What you should do: Your task is to retype, word for word, the lines from the start of the data through the line holding "import matplotlib.pyplot as plt". Do not include the pictures.

· · · · · · ·

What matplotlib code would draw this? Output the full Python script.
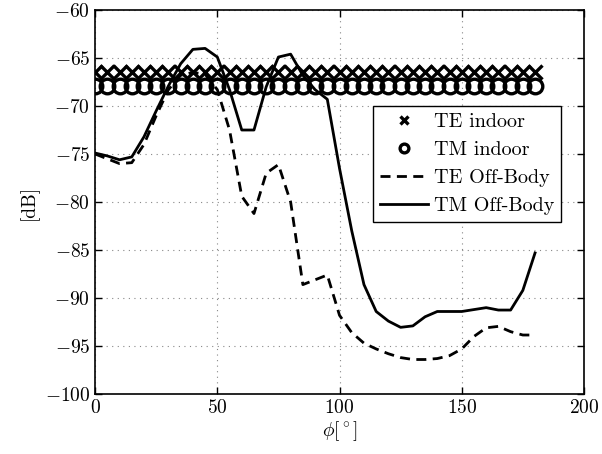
import numpy as np
import matplotlib
matplotlib.use("Agg")
import matplotlib.pyplot as plt

plt.rcParams["font.family"] = "serif"
plt.rcParams["font.serif"] = ["cmr10"]
plt.rcParams["mathtext.fontset"] = "cm"
plt.rcParams["axes.formatter.use_mathtext"] = True
plt.rcParams["font.size"] = 14

# Angle grid (degrees)
phi = np.arange(0, 181, 5)

# Indoor reference levels [dB]
te_indoor_level = -66.5
tm_indoor_level = -67.9

# Off-body measurements [dB]
te_offbody = [-75.0, -75.5, -76.0, -75.9, -74.0, -71.0, -68.3, -66.8, -66.5, -66.7,
              -68.3, -72.5, -79.4, -81.2, -77.0, -76.1, -80.0, -88.6, -88.1, -87.6,
              -91.8, -93.6, -94.7, -95.3, -95.8, -96.2, -96.4, -96.4, -96.3, -96.0,
              -95.3, -94.0, -93.1, -92.95, -93.5, -93.85, -93.85]
tm_offbody = [-74.9, -75.2, -75.6, -75.3, -73.2, -70.5, -67.9, -65.6, -64.1, -64.0,
              -64.9, -68.3, -72.5, -72.5, -68.0, -64.9, -64.6, -66.8, -68.3, -69.3,
              -76.5, -83.0, -88.6, -91.4, -92.4, -93.05, -92.9, -91.95, -91.4, -91.4,
              -91.4, -91.2, -91.0, -91.25, -91.25, -89.2, -85.3]

fig = plt.figure(figsize=(6.02, 4.54), dpi=100)
ax = fig.add_axes([0.158, 0.132, 0.812, 0.846])

ax.plot(phi, np.full(phi.shape, te_indoor_level), linestyle="none", marker="x",
        ms=10, mew=2.4, color="black", label="TE indoor")
ax.plot(phi, np.full(phi.shape, tm_indoor_level), linestyle="none", marker="o",
        ms=10.5, mew=2.4, mfc="none", color="black", label="TM indoor")
ax.plot(phi, te_offbody, color="black", lw=2, linestyle=(0, (3.6, 2.3)),
        label="TE Off-Body")
ax.plot(phi, tm_offbody, color="black", lw=2, label="TM Off-Body")

ax.set_xlim(0, 200)
ax.set_ylim(-100, -60)
ax.set_xticks(np.arange(0, 201, 50))
ax.set_yticks(np.arange(-100, -59, 5))
ax.tick_params(direction="in", top=True, right=True, length=5, width=1)
ax.grid(True, linestyle=(0, (1, 4)), color="#888888", linewidth=0.8)
for s in ax.spines.values():
    s.set_linewidth(1.2)

ax.set_xlabel(r"$\phi[^\circ]$", labelpad=2)
ax.set_ylabel("[dB]")

leg = ax.legend(loc="upper right", bbox_to_anchor=(0.954, 0.751), fancybox=False,
                edgecolor="black", framealpha=1, borderaxespad=0,
                handlelength=2.4, handletextpad=0.3, borderpad=0.35,
                labelspacing=0.5, markerscale=0.6, fontsize=14.5)
leg.get_frame().set_linewidth(1.0)

fig.savefig("out.png", dpi=100)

· · · · · · ·

Written answer:
What matplotlib code would draw this? Output the full Python script.
import numpy as np
import matplotlib
matplotlib.use("Agg")
import matplotlib.pyplot as plt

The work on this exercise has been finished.